POLAR DISTANCE OF A BODY-APPARENT DIURNAL MOTIONS OF THE FIXED STARS UNIFORM-MOTION OF THE EARTH ON ITS AXIS.

101. The polar distance of a body, when on the meridian, is equal to the sum or difference of the complement of the latitude of the place and the zenith distance of the body, according as it culminates to the south or north of the zenith.

Let M, Fig. 1, be the point at which a body is when on the meridian of the place A. Then PM = PZ + ZM. But PM is the polar distance of the body, ZM its zenith distance, and PZ the complement of the latitude of the place. If the body be on the meridian at I, to the north of the zenith, we have PI = PZ — IZ; if at F, we have PF = FZ - PZ.

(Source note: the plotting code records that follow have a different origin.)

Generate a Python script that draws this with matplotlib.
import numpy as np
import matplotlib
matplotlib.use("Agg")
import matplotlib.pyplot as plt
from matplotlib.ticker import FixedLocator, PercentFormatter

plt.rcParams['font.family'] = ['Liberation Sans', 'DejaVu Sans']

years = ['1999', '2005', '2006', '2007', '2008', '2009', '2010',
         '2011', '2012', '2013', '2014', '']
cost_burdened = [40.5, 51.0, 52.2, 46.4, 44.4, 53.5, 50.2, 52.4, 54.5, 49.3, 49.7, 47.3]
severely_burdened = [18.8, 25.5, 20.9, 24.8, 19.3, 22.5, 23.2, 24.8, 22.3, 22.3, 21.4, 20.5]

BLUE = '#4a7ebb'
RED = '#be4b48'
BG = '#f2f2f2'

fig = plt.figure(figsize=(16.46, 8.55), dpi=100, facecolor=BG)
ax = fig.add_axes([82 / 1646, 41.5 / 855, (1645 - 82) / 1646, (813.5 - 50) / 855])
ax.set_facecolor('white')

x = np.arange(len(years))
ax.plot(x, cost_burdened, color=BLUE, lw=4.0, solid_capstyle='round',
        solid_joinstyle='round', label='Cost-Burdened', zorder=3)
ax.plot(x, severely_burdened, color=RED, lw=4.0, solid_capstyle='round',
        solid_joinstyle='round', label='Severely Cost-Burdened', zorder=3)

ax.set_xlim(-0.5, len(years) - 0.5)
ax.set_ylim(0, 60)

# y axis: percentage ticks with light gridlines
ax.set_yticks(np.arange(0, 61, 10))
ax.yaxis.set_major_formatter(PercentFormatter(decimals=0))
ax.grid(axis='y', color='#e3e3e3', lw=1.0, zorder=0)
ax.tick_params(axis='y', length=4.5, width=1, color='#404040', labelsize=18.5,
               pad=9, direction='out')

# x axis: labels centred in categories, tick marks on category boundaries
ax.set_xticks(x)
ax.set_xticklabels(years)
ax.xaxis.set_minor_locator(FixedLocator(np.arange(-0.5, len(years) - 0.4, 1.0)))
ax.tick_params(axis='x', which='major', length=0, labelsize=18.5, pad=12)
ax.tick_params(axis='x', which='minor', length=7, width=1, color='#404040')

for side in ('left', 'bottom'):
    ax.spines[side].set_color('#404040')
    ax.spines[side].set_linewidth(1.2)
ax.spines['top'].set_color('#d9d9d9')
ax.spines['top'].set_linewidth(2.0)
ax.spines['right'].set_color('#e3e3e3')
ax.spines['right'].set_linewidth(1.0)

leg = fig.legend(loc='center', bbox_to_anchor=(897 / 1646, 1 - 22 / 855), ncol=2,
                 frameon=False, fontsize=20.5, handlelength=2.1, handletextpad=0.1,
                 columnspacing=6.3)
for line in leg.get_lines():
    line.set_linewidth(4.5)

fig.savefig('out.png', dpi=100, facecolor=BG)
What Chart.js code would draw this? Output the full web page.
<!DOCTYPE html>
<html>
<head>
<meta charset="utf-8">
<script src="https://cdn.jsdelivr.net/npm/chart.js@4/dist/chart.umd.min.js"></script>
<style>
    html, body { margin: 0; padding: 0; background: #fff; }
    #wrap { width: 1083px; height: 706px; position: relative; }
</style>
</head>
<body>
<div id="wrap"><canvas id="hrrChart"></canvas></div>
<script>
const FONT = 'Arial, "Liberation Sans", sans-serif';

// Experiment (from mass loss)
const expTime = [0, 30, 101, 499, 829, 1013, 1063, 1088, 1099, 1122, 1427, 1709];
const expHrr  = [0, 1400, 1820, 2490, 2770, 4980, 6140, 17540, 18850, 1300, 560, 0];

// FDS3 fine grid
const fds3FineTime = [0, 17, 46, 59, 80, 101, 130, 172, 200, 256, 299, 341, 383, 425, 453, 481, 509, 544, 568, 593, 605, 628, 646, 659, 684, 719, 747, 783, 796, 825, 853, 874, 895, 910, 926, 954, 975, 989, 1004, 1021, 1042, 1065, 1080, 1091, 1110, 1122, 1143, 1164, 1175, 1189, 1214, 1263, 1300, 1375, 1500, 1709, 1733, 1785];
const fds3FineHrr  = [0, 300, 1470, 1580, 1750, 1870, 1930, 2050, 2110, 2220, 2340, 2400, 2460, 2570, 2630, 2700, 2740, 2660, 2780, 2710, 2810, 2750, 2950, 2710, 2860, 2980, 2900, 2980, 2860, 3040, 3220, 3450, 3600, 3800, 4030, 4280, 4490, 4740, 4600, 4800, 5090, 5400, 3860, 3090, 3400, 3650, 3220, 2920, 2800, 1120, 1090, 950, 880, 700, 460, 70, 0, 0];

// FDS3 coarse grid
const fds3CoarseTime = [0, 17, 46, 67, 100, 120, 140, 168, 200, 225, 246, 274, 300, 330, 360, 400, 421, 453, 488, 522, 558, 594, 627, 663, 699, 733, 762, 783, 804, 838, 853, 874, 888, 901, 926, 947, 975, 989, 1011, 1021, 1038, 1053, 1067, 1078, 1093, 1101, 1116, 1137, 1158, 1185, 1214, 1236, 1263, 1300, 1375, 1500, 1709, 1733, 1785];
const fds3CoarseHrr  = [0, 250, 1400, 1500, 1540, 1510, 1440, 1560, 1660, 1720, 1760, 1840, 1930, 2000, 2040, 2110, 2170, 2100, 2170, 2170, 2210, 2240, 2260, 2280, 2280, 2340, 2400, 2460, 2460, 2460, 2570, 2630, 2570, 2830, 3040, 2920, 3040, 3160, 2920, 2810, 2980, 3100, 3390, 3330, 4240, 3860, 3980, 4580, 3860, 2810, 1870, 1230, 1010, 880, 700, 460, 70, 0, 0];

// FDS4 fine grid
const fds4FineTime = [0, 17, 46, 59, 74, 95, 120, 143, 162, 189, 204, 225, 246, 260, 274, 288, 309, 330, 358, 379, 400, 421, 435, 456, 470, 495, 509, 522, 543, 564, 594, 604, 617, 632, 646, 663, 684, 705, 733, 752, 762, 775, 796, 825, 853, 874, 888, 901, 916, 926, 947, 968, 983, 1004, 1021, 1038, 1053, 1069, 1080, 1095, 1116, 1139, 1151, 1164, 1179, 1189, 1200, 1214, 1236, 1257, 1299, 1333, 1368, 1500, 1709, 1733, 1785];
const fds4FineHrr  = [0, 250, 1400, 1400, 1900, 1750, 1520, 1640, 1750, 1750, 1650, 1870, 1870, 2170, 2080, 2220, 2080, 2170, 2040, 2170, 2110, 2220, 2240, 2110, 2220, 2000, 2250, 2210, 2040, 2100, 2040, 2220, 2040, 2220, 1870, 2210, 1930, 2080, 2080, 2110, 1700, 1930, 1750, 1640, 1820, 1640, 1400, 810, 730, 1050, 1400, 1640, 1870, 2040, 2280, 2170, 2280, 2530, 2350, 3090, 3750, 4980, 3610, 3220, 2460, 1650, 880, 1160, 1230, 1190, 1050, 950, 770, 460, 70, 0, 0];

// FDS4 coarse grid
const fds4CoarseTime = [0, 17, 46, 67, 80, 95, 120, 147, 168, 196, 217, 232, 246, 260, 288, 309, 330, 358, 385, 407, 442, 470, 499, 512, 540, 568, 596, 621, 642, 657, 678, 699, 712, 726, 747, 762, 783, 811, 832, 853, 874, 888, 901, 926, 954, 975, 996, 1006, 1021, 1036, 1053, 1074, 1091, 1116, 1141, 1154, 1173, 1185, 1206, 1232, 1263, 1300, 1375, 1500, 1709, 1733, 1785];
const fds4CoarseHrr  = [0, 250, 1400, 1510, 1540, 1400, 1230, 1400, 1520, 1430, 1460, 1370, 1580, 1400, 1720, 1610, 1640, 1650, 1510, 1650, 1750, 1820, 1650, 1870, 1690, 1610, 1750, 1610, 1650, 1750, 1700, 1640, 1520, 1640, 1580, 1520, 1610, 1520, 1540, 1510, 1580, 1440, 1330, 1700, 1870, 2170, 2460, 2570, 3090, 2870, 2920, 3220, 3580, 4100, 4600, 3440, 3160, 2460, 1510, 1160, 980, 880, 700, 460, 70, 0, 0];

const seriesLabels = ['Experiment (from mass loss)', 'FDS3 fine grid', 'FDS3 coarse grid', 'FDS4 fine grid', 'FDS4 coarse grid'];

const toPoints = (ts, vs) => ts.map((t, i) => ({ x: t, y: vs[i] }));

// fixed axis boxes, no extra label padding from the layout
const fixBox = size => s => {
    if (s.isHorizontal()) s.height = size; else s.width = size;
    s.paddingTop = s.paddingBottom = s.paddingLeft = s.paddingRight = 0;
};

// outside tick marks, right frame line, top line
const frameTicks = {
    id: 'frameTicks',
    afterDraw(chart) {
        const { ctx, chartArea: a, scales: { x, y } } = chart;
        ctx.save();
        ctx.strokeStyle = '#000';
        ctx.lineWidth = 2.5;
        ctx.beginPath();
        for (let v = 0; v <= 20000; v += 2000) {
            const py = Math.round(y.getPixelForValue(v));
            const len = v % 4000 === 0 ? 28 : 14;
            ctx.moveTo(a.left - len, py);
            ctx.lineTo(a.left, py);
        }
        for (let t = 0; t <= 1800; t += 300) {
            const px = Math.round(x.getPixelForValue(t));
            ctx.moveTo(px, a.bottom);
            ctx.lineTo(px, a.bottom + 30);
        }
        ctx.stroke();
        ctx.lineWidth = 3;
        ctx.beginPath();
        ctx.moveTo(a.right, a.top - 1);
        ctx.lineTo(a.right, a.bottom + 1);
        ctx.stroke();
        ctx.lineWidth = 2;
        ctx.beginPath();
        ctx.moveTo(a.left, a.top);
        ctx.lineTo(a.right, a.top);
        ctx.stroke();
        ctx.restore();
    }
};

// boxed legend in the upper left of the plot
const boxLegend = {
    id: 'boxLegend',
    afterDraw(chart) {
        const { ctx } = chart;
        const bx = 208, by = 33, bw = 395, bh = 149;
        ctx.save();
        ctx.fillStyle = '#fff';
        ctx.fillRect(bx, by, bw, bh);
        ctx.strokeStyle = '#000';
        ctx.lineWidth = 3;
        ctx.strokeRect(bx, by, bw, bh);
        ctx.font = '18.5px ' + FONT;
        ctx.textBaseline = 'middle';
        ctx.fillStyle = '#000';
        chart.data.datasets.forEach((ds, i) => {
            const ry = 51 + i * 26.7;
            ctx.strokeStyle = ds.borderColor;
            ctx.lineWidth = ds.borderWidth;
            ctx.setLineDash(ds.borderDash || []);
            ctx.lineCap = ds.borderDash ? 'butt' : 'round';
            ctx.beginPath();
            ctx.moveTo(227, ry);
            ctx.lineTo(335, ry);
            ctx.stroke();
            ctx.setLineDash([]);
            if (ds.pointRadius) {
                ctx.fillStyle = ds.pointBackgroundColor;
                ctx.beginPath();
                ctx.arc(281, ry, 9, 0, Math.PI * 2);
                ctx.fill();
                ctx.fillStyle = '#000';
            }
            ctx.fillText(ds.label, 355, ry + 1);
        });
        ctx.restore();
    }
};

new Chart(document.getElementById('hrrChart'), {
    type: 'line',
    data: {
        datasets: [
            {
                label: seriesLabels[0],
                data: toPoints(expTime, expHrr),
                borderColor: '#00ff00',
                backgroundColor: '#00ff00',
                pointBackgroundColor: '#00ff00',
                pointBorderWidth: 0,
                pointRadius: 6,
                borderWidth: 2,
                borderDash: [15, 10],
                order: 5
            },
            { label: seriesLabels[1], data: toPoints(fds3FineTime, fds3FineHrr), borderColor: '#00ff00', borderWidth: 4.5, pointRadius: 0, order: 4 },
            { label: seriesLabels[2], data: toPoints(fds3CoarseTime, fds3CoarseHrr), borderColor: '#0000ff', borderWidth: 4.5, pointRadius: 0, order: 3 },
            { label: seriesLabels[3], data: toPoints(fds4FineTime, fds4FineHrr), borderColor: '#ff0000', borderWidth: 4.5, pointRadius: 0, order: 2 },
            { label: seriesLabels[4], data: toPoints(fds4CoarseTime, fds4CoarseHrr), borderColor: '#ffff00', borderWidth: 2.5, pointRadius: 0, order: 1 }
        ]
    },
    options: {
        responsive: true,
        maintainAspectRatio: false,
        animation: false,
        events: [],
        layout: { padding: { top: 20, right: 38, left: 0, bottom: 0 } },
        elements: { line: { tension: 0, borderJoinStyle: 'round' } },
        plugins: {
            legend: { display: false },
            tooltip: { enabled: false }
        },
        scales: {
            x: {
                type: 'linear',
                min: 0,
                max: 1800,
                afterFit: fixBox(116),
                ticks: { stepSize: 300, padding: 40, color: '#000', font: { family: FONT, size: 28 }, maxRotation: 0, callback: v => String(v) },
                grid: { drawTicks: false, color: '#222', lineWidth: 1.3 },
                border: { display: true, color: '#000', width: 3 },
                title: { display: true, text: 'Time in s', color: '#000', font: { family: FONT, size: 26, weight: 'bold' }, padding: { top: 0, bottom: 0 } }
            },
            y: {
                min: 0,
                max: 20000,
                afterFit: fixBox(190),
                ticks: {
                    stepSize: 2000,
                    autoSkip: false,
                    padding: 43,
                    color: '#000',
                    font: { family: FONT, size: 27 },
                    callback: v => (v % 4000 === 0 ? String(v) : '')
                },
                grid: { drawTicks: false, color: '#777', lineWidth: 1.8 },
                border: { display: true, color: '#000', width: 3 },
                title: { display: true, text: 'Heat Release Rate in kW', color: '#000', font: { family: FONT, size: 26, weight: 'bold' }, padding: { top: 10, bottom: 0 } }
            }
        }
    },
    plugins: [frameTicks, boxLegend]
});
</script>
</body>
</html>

102. To find the polar distance or declination of a body. Let the meridian zenith distance of the body be observed at a place whose latitude is known, and be corrected for refraction and parallax. Then, by the last article, the polar distance becomes known. If the body is a fixed star, the zenith distance only requires correction for refraction, as the star has no sensible parallax. When the body has a sensible diameter, the apparent semidiameter added to, or subtracted from, the observed zenith distance of the upper or lower limb, when corrected for refraction and parallax, gives the true zenith distance of the centre.

The declination is evidently equal to the difference between the polar distance and 90°, and is north or south, according as the polar distance is less or greater than 90°. It therefore becomes known when the polar distance is known.

The polar distances or declinations of the heavenly bodies, are found to vary more or less from day to day, except those of the fixed stars, which continue sensibly the same for several days in succession; but after a longer interval, changes become also perceptible in them.